東日本大震災でも5月の初めの段階で、ほとんどボランティアが来ていなかった地域もありました。震災から1カ月以上たっているのにボランティアがほとんど来ていなかった所もあり、支援の格差が生まれてしまっているわけです。全体としてボランティア活動が把握できていないために、どこにどういうニーズがあって、どこに行くべきかを伝えられない状況が起こってしまっています。そこでスムーズに活動ができるように、東京都災害ボランティアセンターを災害時には立ち上げていくことが決まっています。2013年の2月からは、支援の格差を生まないために、東京都災害ボランティアセンターで必要な機能は何かを話し合っているところです。

今までは、首都直下地震が起こった際に情報を取ってくる人、その情報を出す人が誰なのかは決めていませんでした。東京では市町村が5個ぐらい集まって一つのブロックをつくっているのですが、そのブロックごとに情報を収集して発信する担当をつくろうとしているところです。その仕組みができれば、もしもの災害のときにも非常に役に立つと思います。今までは災害が起こってから担当者を行かせていたのですが、それでは遅いですし、顔がつながっていないので、なかなか活動できません。それを打開するために平時からつながりをつくっておいて、訓練の際にはその担当者が行ったり、講師になって講座をやったりというような仕組みをつくっていかないといけないと思っています。

ボランティア同士のネットワークの構築

災害時、東京都内にボランティアの情報網、ネットワークができるというのは素晴らしいことですが、まだまだNPOやNGOの人たちの力が社会に認識されていないという課題があります。東日本大震災でも、いろいろな支援がNPO、NGOの人たちのところに集まっていましたが、なかなか知られていません。災害が起こるとNPO、NGOの人たちのところにはいろいろな支援が集まってくるので、例えばランドセルを大量に用意できるとか、何人分の炊き出しができるとかという力を持っていたりするのですが、なかなかその部分をうまくつなげていくことができていません。特に女性支援ができるとかアレルギーに関する支援ができる、障害者の支援ができるというような専門性がある団体もあるのですが、そのような団体は広域で活動していることが多いために、地域の小さな困り事をなかなかつかむことができていません。そのためにも地域で活動している人たちが現地の情報を集めてきて団体につないでいく、そのような活動が深まってくるといいと思っています。また、平時にアレルギーに関する活動や、女性や子どもの支援などを行っている専門性を持った団体は、災害時には被災地の子どもの支援、女性の支援活動を行うのですが、なかなか平時に横のつながりを持っていくことが難しい部分があります。そこをうまくネットワークをつくっていって、災害が起きたときに支援ができるようなつながりを普段からつくれるといいと思います。

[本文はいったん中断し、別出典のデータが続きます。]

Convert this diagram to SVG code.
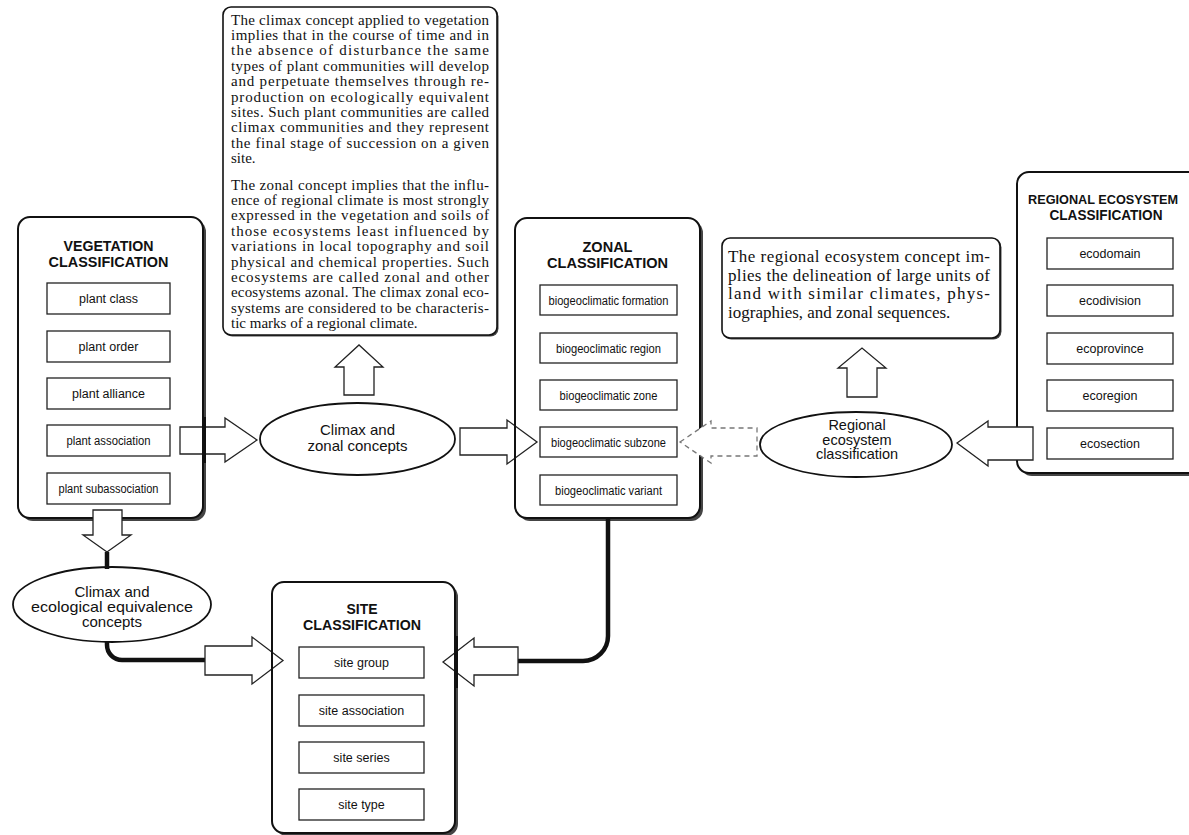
<svg xmlns="http://www.w3.org/2000/svg" width="1189" height="835" viewBox="0 0 1189 835">
  <style>
    .shadow { fill: #444; }
    .frame { fill: #fff; stroke: #111; stroke-width: 2; }
    .item { fill: #fff; stroke: #222; stroke-width: 1.3; }
    .title { font-family: "Liberation Sans", Arial, sans-serif; font-weight: bold; font-size: 15px; text-anchor: middle; fill: #111; }
    .label { font-family: "Liberation Sans", Arial, sans-serif; font-size: 12.5px; text-anchor: middle; fill: #111; }
    .oval { fill: #fff; stroke: #111; stroke-width: 1.8; }
    .otext { font-family: "Liberation Sans", Arial, sans-serif; font-size: 15px; text-anchor: middle; fill: #111; }
    .otext14 { font-family: "Liberation Sans", Arial, sans-serif; font-size: 14.5px; text-anchor: middle; fill: #111; }
    .note { fill: #fff; stroke: #111; stroke-width: 1.6; }
    .para { font-family: "Liberation Serif", "Times New Roman", serif; font-size: 15px; fill: #111; }
    .para17 { font-family: "Liberation Serif", "Times New Roman", serif; font-size: 17px; fill: #111; }
    .block { fill: #fff; stroke: #222; stroke-width: 1.3; stroke-linejoin: miter; }
    .dash { fill: #fff; stroke: #777; stroke-width: 1.3; stroke-dasharray: 5 4; }
    .wire { fill: none; stroke: #111; stroke-width: 4.5; }
    .edge { stroke: #111; fill: none; }
  </style>

  <!-- Vegetation classification -->
  <g id="vegetation-classification">
    <rect class="shadow" x="21" y="220" width="185" height="301" rx="12"/>
    <rect class="frame" x="18" y="217" width="185" height="301" rx="12"/>
    <text class="title" x="108.5" y="251" textLength="90" lengthAdjust="spacingAndGlyphs">VEGETATION</text>
    <text class="title" x="108.5" y="267" textLength="120" lengthAdjust="spacingAndGlyphs">CLASSIFICATION</text>
    <rect class="item" x="47" y="283" width="123" height="31"/>
    <text class="label" x="108.5" y="303">plant class</text>
    <rect class="item" x="47" y="331" width="123" height="31"/>
    <text class="label" x="108.5" y="351">plant order</text>
    <rect class="item" x="47" y="378" width="123" height="31"/>
    <text class="label" x="108.5" y="398">plant alliance</text>
    <rect class="item" x="47" y="425" width="123" height="31"/>
    <text class="label" x="108.5" y="445" textLength="84" lengthAdjust="spacingAndGlyphs">plant association</text>
    <rect class="item" x="47" y="473" width="123" height="31"/>
    <text class="label" x="108.5" y="493" textLength="100" lengthAdjust="spacingAndGlyphs">plant subassociation</text>
  </g>

  <!-- Zonal classification -->
  <g id="zonal-classification">
    <rect class="shadow" x="518" y="221" width="185" height="300" rx="12"/>
    <rect class="frame" x="515" y="218" width="185" height="300" rx="12"/>
    <text class="title" x="607.5" y="252" textLength="50" lengthAdjust="spacingAndGlyphs">ZONAL</text>
    <text class="title" x="607.5" y="268" textLength="121" lengthAdjust="spacingAndGlyphs">CLASSIFICATION</text>
    <rect class="item" x="540" y="285" width="137" height="30"/>
    <text class="label" x="608.5" y="304.5" textLength="120" lengthAdjust="spacingAndGlyphs">biogeoclimatic formation</text>
    <rect class="item" x="540" y="333" width="137" height="30"/>
    <text class="label" x="608.5" y="352.5" textLength="105" lengthAdjust="spacingAndGlyphs">biogeoclimatic region</text>
    <rect class="item" x="540" y="380" width="137" height="30"/>
    <text class="label" x="608.5" y="399.5" textLength="98" lengthAdjust="spacingAndGlyphs">biogeoclimatic zone</text>
    <rect class="item" x="540" y="427" width="137" height="30"/>
    <text class="label" x="608.5" y="446.5" textLength="115" lengthAdjust="spacingAndGlyphs">biogeoclimatic subzone</text>
    <rect class="item" x="540" y="475" width="137" height="30"/>
    <text class="label" x="608.5" y="494.5" textLength="107" lengthAdjust="spacingAndGlyphs">biogeoclimatic variant</text>
  </g>

  <!-- Regional ecosystem classification (runs off the right edge) -->
  <g id="regional-ecosystem-classification">
    <rect class="shadow" x="1020" y="175" width="190" height="301" rx="12"/>
    <rect class="frame" x="1017" y="172" width="190" height="301" rx="12"/>
    <text class="title" x="1103" y="204" style="font-size:13px" textLength="150" lengthAdjust="spacingAndGlyphs">REGIONAL ECOSYSTEM</text>
    <text class="title" x="1106" y="220" textLength="113" lengthAdjust="spacingAndGlyphs">CLASSIFICATION</text>
    <rect class="item" x="1047" y="238" width="126" height="31"/>
    <text class="label" x="1110" y="258">ecodomain</text>
    <rect class="item" x="1047" y="285" width="126" height="31"/>
    <text class="label" x="1110" y="305">ecodivision</text>
    <rect class="item" x="1047" y="333" width="126" height="31"/>
    <text class="label" x="1110" y="353">ecoprovince</text>
    <rect class="item" x="1047" y="380" width="126" height="31"/>
    <text class="label" x="1110" y="400">ecoregion</text>
    <rect class="item" x="1047" y="428" width="126" height="31"/>
    <text class="label" x="1110" y="448">ecosection</text>
  </g>

  <!-- Site classification -->
  <g id="site-classification">
    <rect class="shadow" x="275" y="585" width="183" height="251" rx="12"/>
    <rect class="frame" x="272" y="582" width="183" height="251" rx="12"/>
    <text class="title" x="362" y="614" textLength="31" lengthAdjust="spacingAndGlyphs">SITE</text>
    <text class="title" x="362" y="630" textLength="118" lengthAdjust="spacingAndGlyphs">CLASSIFICATION</text>
    <rect class="item" x="299" y="647" width="125" height="31"/>
    <text class="label" x="361.5" y="667">site group</text>
    <rect class="item" x="299" y="695" width="125" height="31"/>
    <text class="label" x="361.5" y="715">site association</text>
    <rect class="item" x="299" y="742" width="125" height="31"/>
    <text class="label" x="361.5" y="762">site series</text>
    <rect class="item" x="299" y="789" width="125" height="31"/>
    <text class="label" x="361.5" y="809">site type</text>
  </g>

  <!-- Climax and zonal concept note -->
  <g id="climax-zonal-note">
    <rect class="shadow" x="224.5" y="8.5" width="274" height="328" rx="8"/>
    <rect class="note" x="223" y="7" width="274" height="328" rx="8"/>
    <text class="para" x="231" y="24.5" textLength="258" lengthAdjust="spacing">The climax concept applied to vegetation</text>
    <text class="para" x="231" y="39.9" textLength="258" lengthAdjust="spacing">implies that in the course of time and in</text>
    <text class="para" x="231" y="55.3" textLength="258" lengthAdjust="spacing">the absence of disturbance the same</text>
    <text class="para" x="231" y="70.7" textLength="258" lengthAdjust="spacing">types of plant communities will develop</text>
    <text class="para" x="231" y="86.1" textLength="258" lengthAdjust="spacing">and perpetuate themselves through re-</text>
    <text class="para" x="231" y="101.5" textLength="258" lengthAdjust="spacing">production on ecologically equivalent</text>
    <text class="para" x="231" y="116.9" textLength="258" lengthAdjust="spacing">sites. Such plant communities are called</text>
    <text class="para" x="231" y="132.3" textLength="258" lengthAdjust="spacing">climax communities and they represent</text>
    <text class="para" x="231" y="147.7" textLength="258" lengthAdjust="spacing">the final stage of succession on a given</text>
    <text class="para" x="231" y="163.1">site.</text>
    <text class="para" x="231" y="189.5" textLength="258" lengthAdjust="spacing">The zonal concept implies that the influ-</text>
    <text class="para" x="231" y="204.9" textLength="258" lengthAdjust="spacing">ence of regional climate is most strongly</text>
    <text class="para" x="231" y="220.3" textLength="258" lengthAdjust="spacing">expressed in the vegetation and soils of</text>
    <text class="para" x="231" y="235.7" textLength="258" lengthAdjust="spacing">those ecosystems least influenced by</text>
    <text class="para" x="231" y="251.1" textLength="258" lengthAdjust="spacing">variations in local topography and soil</text>
    <text class="para" x="231" y="266.5" textLength="258" lengthAdjust="spacing">physical and chemical properties. Such</text>
    <text class="para" x="231" y="281.9" textLength="258" lengthAdjust="spacing">ecosystems are called zonal and other</text>
    <text class="para" x="231" y="297.3" textLength="258" lengthAdjust="spacing">ecosystems azonal. The climax zonal eco-</text>
    <text class="para" x="231" y="312.7" textLength="258" lengthAdjust="spacing">systems are considered to be characteris-</text>
    <text class="para" x="231" y="328.1">tic marks of a regional climate.</text>
  </g>

  <!-- Regional ecosystem concept note -->
  <g id="regional-note">
    <rect class="shadow" x="723.5" y="239.5" width="278" height="100" rx="8"/>
    <rect class="note" x="722" y="238" width="278" height="100" rx="8"/>
    <text class="para17" x="728" y="262" textLength="262" lengthAdjust="spacing">The regional ecosystem concept im-</text>
    <text class="para17" x="728" y="281" textLength="262" lengthAdjust="spacing">plies the delineation of large units of</text>
    <text class="para17" x="728" y="299" textLength="262" lengthAdjust="spacing">land with similar climates, phys-</text>
    <text class="para17" x="728" y="318">iographies, and zonal sequences.</text>
  </g>

  <!-- Concept ellipses -->
  <g id="climax-zonal-concepts">
    <ellipse class="oval" cx="357.5" cy="439" rx="97.5" ry="36"/>
    <text class="otext" x="357.5" y="435">Climax and</text>
    <text class="otext" x="357.5" y="451">zonal concepts</text>
  </g>
  <g id="climax-equivalence-concepts">
    <ellipse class="oval" cx="112" cy="604.5" rx="99" ry="37.5"/>
    <text class="otext" x="112" y="597">Climax and</text>
    <text class="otext" x="112" y="612" textLength="162" lengthAdjust="spacingAndGlyphs">ecological equivalence</text>
    <text class="otext" x="112" y="627">concepts</text>
  </g>
  <g id="regional-ecosystem-concept">
    <ellipse class="oval" cx="856" cy="444.5" rx="96" ry="32.5"/>
    <text class="otext14" x="857" y="430">Regional</text>
    <text class="otext14" x="857" y="444.5">ecosystem</text>
    <text class="otext14" x="857" y="459">classification</text>
  </g>

  <!-- Connectors: heavy lines and hollow block arrows -->
  <g id="connectors">
    <path class="wire" d="M107,552 V569"/>
    <path class="wire" d="M107,641 V645 A15,15 0 0 0 122,660 H206"/>
    <path class="wire" d="M518,661 H583 A25,25 0 0 0 608,636 V519"/>

    <path class="block" d="M180,427 H225 V418 L257,440 L225,462 V454 H180 Z"/>
    <path class="block" d="M460,428 H507 V420 L537,442 L507,464 V455 H460 Z"/>
    <path class="block" d="M344,395 V367 H335 L359,345 L383,367 H374 V395 Z"/>
    <path class="block" d="M847,397 V368 H838 L862,348 L886,368 H877 V397 Z"/>
    <path class="block" d="M957,443 L988,421 V427 H1033 V460 H988 V466 Z"/>
    <path class="block" d="M93,510 V535 H83 L107,552 L131,535 H122 V510 Z"/>
    <path class="block" d="M205,646 H252 V637 L283,660.5 L252,684 V675 H205 Z"/>
    <path class="block" d="M443,662 L474,638 V647 H518 V675 H474 V686 Z"/>
    <path class="dash" d="M680,442 L711,421 V428 H757 V456 H711 V463 Z"/>
  </g>

  <!-- Frame edges that stay visible where arrows cross them -->
  <g id="frame-edges" class="edge">
    <line x1="204" y1="417" x2="204" y2="463" stroke-width="4"/>
    <line x1="515" y1="419" x2="515" y2="465" stroke-width="2"/>
    <line x1="272" y1="635" x2="272" y2="687" stroke-width="2"/>
    <line x1="456" y1="636" x2="456" y2="688" stroke-width="4"/>
  </g>
</svg>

しかしながら実際に災害が起こると、平時に考えているような理想的な支援がなかなかできにくいこともあります。混乱もしますし、マンパワーもどれだけ集まるかという問題も出てきます。情報がうまく伝われば、何とかそれぞれのネットワークをつなげて生かしていくこともできるのですが、災害時には情報が錯綜するといわれていて、本当に必要な情報が出てこなかったり、行き届かなかったりということも起こります。特に災害を受けて一番困っている状態にある人たちが、一番情報を出しにくいというのも事実なので、そういう人たちの声をどう取りにいくかということも大きな課題だと思っています。

※今回のインタビュー記事は、「FM salus」が過去に放送した「サロン・ド・防災」の内容を、一部改定して掲載しています。